One reason the CHEST study didn’t show any mortality difference might be due to the fact that they studied a mixed ICU population, while the 6S trial only included really sick, severely septic patients. The CHEST group also mentions that their patients were not as severly ill as the 6S population. This was also reflected in the 6S study, where sepsis patients in shock were at greater risk for harm from HES than patients not in shock (see figure B). In the non-shocked group, the results look inconclusive. So the really sick patients might be the ones that take the greatest hit from synthetic colloids.
This difference is probably also the reason we haven’t been able to show any mortality difference in the general population in the operating theatre. Because there is none. These, mostly healthy, patients can probably take colloids onboard without any real disadvantage. But then again, these are healthy patients and don’t really need colloids. So there’s no real rationale for using it – except for the satisfaction you get as a doctor in seeing a quickly responding blood pressure.
Even though some oncotic pressure is needed to keep fluid intravascular, it doesn’t seem like plasma expanders help much in the long run. Maybe it is because the low oncotic pressure is due to leaking vessels – so your added colloid also ends up sieving out into the extracellular fluid. And in the cases where intravascular fluid is lost not by leaking, but by bleeding – the patient needs blood, not just colloid substitution. So looking for a good way to apply colloids might have a flawed basis to it?

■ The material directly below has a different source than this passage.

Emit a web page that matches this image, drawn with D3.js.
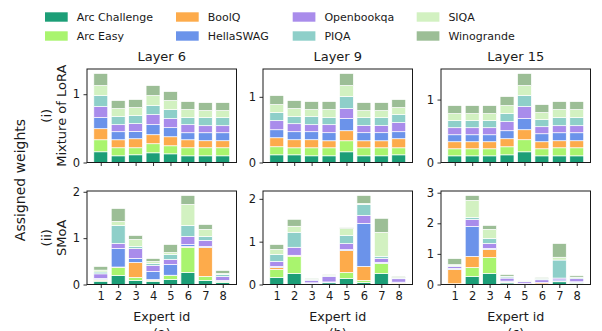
<!DOCTYPE html>
<html>
<head>
<meta charset="utf-8">
<script src="https://cdn.jsdelivr.net/npm/d3@7"></script>
<style>
  html, body { margin: 0; padding: 0; background: #fff; }
  svg { display: block; font-family: "DejaVu Sans", sans-serif; }
</style>
</head>
<body>
<svg id="chart" width="602" height="331"></svg>
<script>
// Benchmarks (stack order, bottom to top) and their colours
const tasks = ["Arc Challenge", "Arc Easy", "BoolQ", "HellaSWAG", "Openbookqa", "PIQA", "SIQA", "Winogrande"];
const taskColors = ["#1c9e77", "#a9f46e", "#fdab4b", "#6b93ea", "#a98ceb", "#8ecfc9", "#d2f1c1", "#9cbe96"];
const experts = [1, 2, 3, 4, 5, 6, 7, 8];
const layers = ["Layer 6", "Layer 9", "Layer 15"];
const panelTags = ["(a)", "(b)", "(c)"];

// Assigned weight per task (rows) for each expert (columns)
const moloraLayer6 = [
  [0.157, 0.098, 0.113, 0.142, 0.127, 0.098, 0.098, 0.098],
  [0.176, 0.118, 0.103, 0.133, 0.118, 0.118, 0.118, 0.118],
  [0.162, 0.117, 0.132, 0.132, 0.132, 0.117, 0.103, 0.103],
  [0.162, 0.118, 0.108, 0.147, 0.133, 0.103, 0.117, 0.117],
  [0.162, 0.103, 0.113, 0.147, 0.132, 0.118, 0.103, 0.103],
  [0.161, 0.118, 0.117, 0.132, 0.133, 0.103, 0.118, 0.118],
  [0.147, 0.117, 0.118, 0.147, 0.132, 0.118, 0.103, 0.103],
  [0.177, 0.118, 0.118, 0.147, 0.132, 0.117, 0.117, 0.117]
];
const moloraLayer9 = [
  [0.117, 0.117, 0.102, 0.102, 0.163, 0.102, 0.102, 0.117],
  [0.123, 0.107, 0.122, 0.122, 0.168, 0.122, 0.122, 0.107],
  [0.137, 0.123, 0.123, 0.107, 0.153, 0.107, 0.107, 0.138],
  [0.122, 0.122, 0.122, 0.123, 0.184, 0.123, 0.123, 0.107],
  [0.138, 0.122, 0.107, 0.122, 0.153, 0.107, 0.107, 0.138],
  [0.122, 0.107, 0.122, 0.107, 0.183, 0.122, 0.122, 0.122],
  [0.123, 0.123, 0.107, 0.122, 0.168, 0.107, 0.107, 0.107],
  [0.137, 0.122, 0.123, 0.123, 0.184, 0.122, 0.122, 0.122]
];
const moloraLayer15 = [
  [0.106, 0.106, 0.106, 0.122, 0.170, 0.106, 0.106, 0.106],
  [0.112, 0.112, 0.112, 0.128, 0.192, 0.112, 0.128, 0.128],
  [0.112, 0.112, 0.112, 0.128, 0.159, 0.112, 0.112, 0.112],
  [0.111, 0.111, 0.111, 0.127, 0.176, 0.127, 0.127, 0.127],
  [0.112, 0.112, 0.112, 0.144, 0.191, 0.112, 0.112, 0.112],
  [0.112, 0.112, 0.112, 0.128, 0.176, 0.112, 0.128, 0.128],
  [0.112, 0.112, 0.112, 0.127, 0.159, 0.112, 0.127, 0.127],
  [0.127, 0.127, 0.127, 0.144, 0.192, 0.127, 0.128, 0.128]
];
const smoaLayer6 = [
  [0.070, 0.194, 0.086, 0.065, 0.108, 0.259, 0.086, 0.043],
  [0.020, 0.173, 0.065, 0.021, 0.086, 0.540, 0.087, 0.022],
  [0.020, 0.010, 0.324, 0.022, 0.006, 0.021, 0.626, 0.007],
  [0.020, 0.400, 0.086, 0.173, 0.232, 0.043, 0.021, 0.014],
  [0.100, 0.108, 0.216, 0.129, 0.108, 0.173, 0.130, 0.087],
  [0.040, 0.388, 0.043, 0.043, 0.107, 0.237, 0.086, 0.043],
  [0.040, 0.087, 0.151, 0.043, 0.043, 0.454, 0.151, 0.021],
  [0.080, 0.280, 0.087, 0.065, 0.173, 0.194, 0.108, 0.065]
];
const smoaLayer9 = [
  [0.163, 0.257, 0.020, 0.040, 0.140, 0.047, 0.257, 0.020],
  [0.187, 0.397, 0.005, 0.005, 0.140, 0.047, 0.233, 0.005],
  [0.047, 0.023, 0.005, 0.005, 0.514, 0.327, 0.005, 0.020],
  [0.023, 0.005, 0.010, 0.010, 0.020, 1.004, 0.023, 0.010],
  [0.117, 0.187, 0.060, 0.130, 0.140, 0.187, 0.093, 0.080],
  [0.163, 0.350, 0.010, 0.020, 0.187, 0.257, 0.047, 0.020],
  [0.117, 0.140, 0.010, 0.005, 0.163, 0.023, 0.560, 0.005],
  [0.117, 0.163, 0.020, 0.020, 0.023, 0.187, 0.327, 0.030]
];
const smoaLayer15 = [
  [0.020, 0.262, 0.360, 0.050, 0.010, 0.010, 0.090, 0.040],
  [0.005, 0.294, 0.523, 0.020, 0.005, 0.005, 0.010, 0.020],
  [0.470, 0.360, 0.262, 0.010, 0.005, 0.040, 0.010, 0.010],
  [0.030, 0.980, 0.033, 0.030, 0.010, 0.010, 0.040, 0.020],
  [0.065, 0.229, 0.164, 0.100, 0.060, 0.090, 0.060, 0.100],
  [0.030, 0.065, 0.164, 0.040, 0.010, 0.030, 0.590, 0.040],
  [0.030, 0.556, 0.294, 0.020, 0.010, 0.010, 0.090, 0.010],
  [0.196, 0.164, 0.131, 0.057, 0.020, 0.035, 0.450, 0.050]
];

const rows = [
  { label: ["(i)", "Mixture of LoRA"], panels: [moloraLayer6, moloraLayer9, moloraLayer15], yTicks: [[0, 1], [0, 1], [0, 1]] },
  { label: ["(ii)", "SMoA"], panels: [smoaLayer6, smoaLayer9, smoaLayer15], yTicks: [[0, 1, 2], [0, 1, 2], [0, 1, 2, 3]] }
];

const svg = d3.select("#chart");
const colLeft = [87, 263, 441];
const panelW = 149.5;
const rowTop = [69, 191];
const panelH = 93.5;
const ink = "#1a1a1a";

// Legend: two rows, four columns
const legendX = [45, 176, 292.7, 416.7];
const legendY = [17, 36];
tasks.forEach((t, i) => {
  const col = Math.floor(i / 2), row = i % 2;
  const g = svg.append("g").attr("transform", `translate(${legendX[col]},${legendY[row]})`);
  g.append("rect").attr("x", 0).attr("y", -4.7).attr("width", 22.7).attr("height", 9.4).attr("fill", taskColors[i]);
  g.append("text").attr("x", 31.7).attr("y", 0).attr("dy", "0.36em")
    .attr("font-size", 11).attr("fill", ink).text(t);
});

const x = d3.scaleLinear().domain([0.21, 8.79]);

rows.forEach((rowDef, r) => {
  const top = rowTop[r];
  const bottom = top + panelH;

  // Row label (two lines, rotated)
  const cy = top + panelH / 2;
  [[46.7, rowDef.label[0]], [61, rowDef.label[1]]].forEach(([lx, txt]) => {
    svg.append("text")
      .attr("transform", `translate(${lx},${cy}) rotate(-90)`)
      .attr("text-anchor", "middle").attr("dy", "0.35em")
      .attr("font-size", 13).attr("fill", ink).text(txt);
  });

  rowDef.panels.forEach((data, c) => {
    const left = colLeft[c];
    const xs = x.copy().range([left, left + panelW]);

    // Stack series per expert
    const rowsByExpert = experts.map((e, j) => {
      const o = { expert: e };
      tasks.forEach((t, k) => { o[t] = data[k][j]; });
      return o;
    });
    const stacked = d3.stack().keys(tasks)(rowsByExpert);
    const maxTotal = d3.max(stacked[stacked.length - 1], d => d[1]);
    const y = d3.scaleLinear().domain([0, maxTotal * 1.05]).range([bottom, top]);

    const g = svg.append("g");
    const bw = xs(1.4) - xs(0.6);
    stacked.forEach((layer, k) => {
      g.selectAll(null).data(layer).enter().append("rect")
        .attr("x", d => xs(d.data.expert) - bw / 2)
        .attr("y", d => y(d[1]))
        .attr("width", bw)
        .attr("height", d => Math.max(0, y(d[0]) - y(d[1])))
        .attr("fill", taskColors[k])
        .attr("stroke", "#fff").attr("stroke-width", 0.7);
    });

    // Axes
    const xAxis = d3.axisBottom(xs).tickValues(experts).tickSize(3.5).tickPadding(3.5)
      .tickFormat(r === 1 ? d3.format("d") : () => "");
    const ax = svg.append("g").attr("transform", `translate(0,${bottom})`).call(xAxis);
    const yAxis = d3.axisLeft(y).tickValues(rowDef.yTicks[c]).tickSize(3.5).tickPadding(3.5).tickFormat(d3.format("d"));
    const ay = svg.append("g").attr("transform", `translate(${left},0)`).call(yAxis);
    [ax, ay].forEach(a => {
      a.select(".domain").remove();
      a.selectAll(".tick line").attr("stroke", ink).attr("stroke-width", 0.9);
      a.selectAll(".tick text").attr("font-size", 11.5).attr("fill", ink)
        .attr("font-family", "DejaVu Sans, sans-serif");
    });

    // Frame
    svg.append("rect").attr("x", left).attr("y", top).attr("width", panelW).attr("height", panelH)
      .attr("fill", "none").attr("stroke", ink).attr("stroke-width", 1);

    if (r === 0) {
      svg.append("text").attr("x", left + panelW / 2).attr("y", 61)
        .attr("text-anchor", "middle").attr("font-size", 13).attr("fill", ink).text(layers[c]);
    } else {
      svg.append("text").attr("x", left + panelW / 2).attr("y", 321)
        .attr("text-anchor", "middle").attr("font-size", 12.7).attr("fill", ink).text("Expert id");
      svg.append("text").attr("x", left + panelW / 2).attr("y", 336.5)
        .attr("text-anchor", "middle").attr("font-size", 12.7).attr("fill", ink).text(panelTags[c]);
    }
  });
});

// Shared y-axis title
svg.append("text")
  .attr("transform", `translate(20,180) rotate(-90)`)
  .attr("text-anchor", "middle").attr("dy", "0.35em")
  .attr("font-size", 14).attr("fill", ink).text("Assigned weights");
</script>
</body>
</html>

This downfall of HES products has led to a renewed interest in the “natural colloids” albumin and plasma as resuscitation fluids. They don’t seem to harm patients like HES does. But Albumin and plasma still haven’t show any survival advantage. The SAFE study couldn’t find any albumin advantage, and the Cochrane review lumps albumin and plasma together with other colloids, also say they have no proven advantage over crystalloids. Some researchers are looking into gelatin based colloid fluids again, as they don’t have the starch polymers that stay in the body long after the fluid is gone. Or there might be subgroups of patients that could benefit from albumin or plasma? The Canadians are looking into it, and the PRECISE trial is still under way. Time will tell.
What to do?
Throw your synthetic colloids out of the ICU, and possibly out of the hospital.
Or maybe that’s too soon? Even if you think so, you should at least keep HES away from your severly septic patients, and most possibly from other critically ill patients as well. And think twice before giving them to anyone else. So, every time you feel the itch to give a quick fix of colloids – think again.
UPDATE OCT 11th 2013:
PRAC – the European Pharmacovigilance Risk Assessment Committee, under the European Medicines Agency (EMA) has issued a statement that HES solutions should no longer be used in septic patients, burns patients or critically ill patients.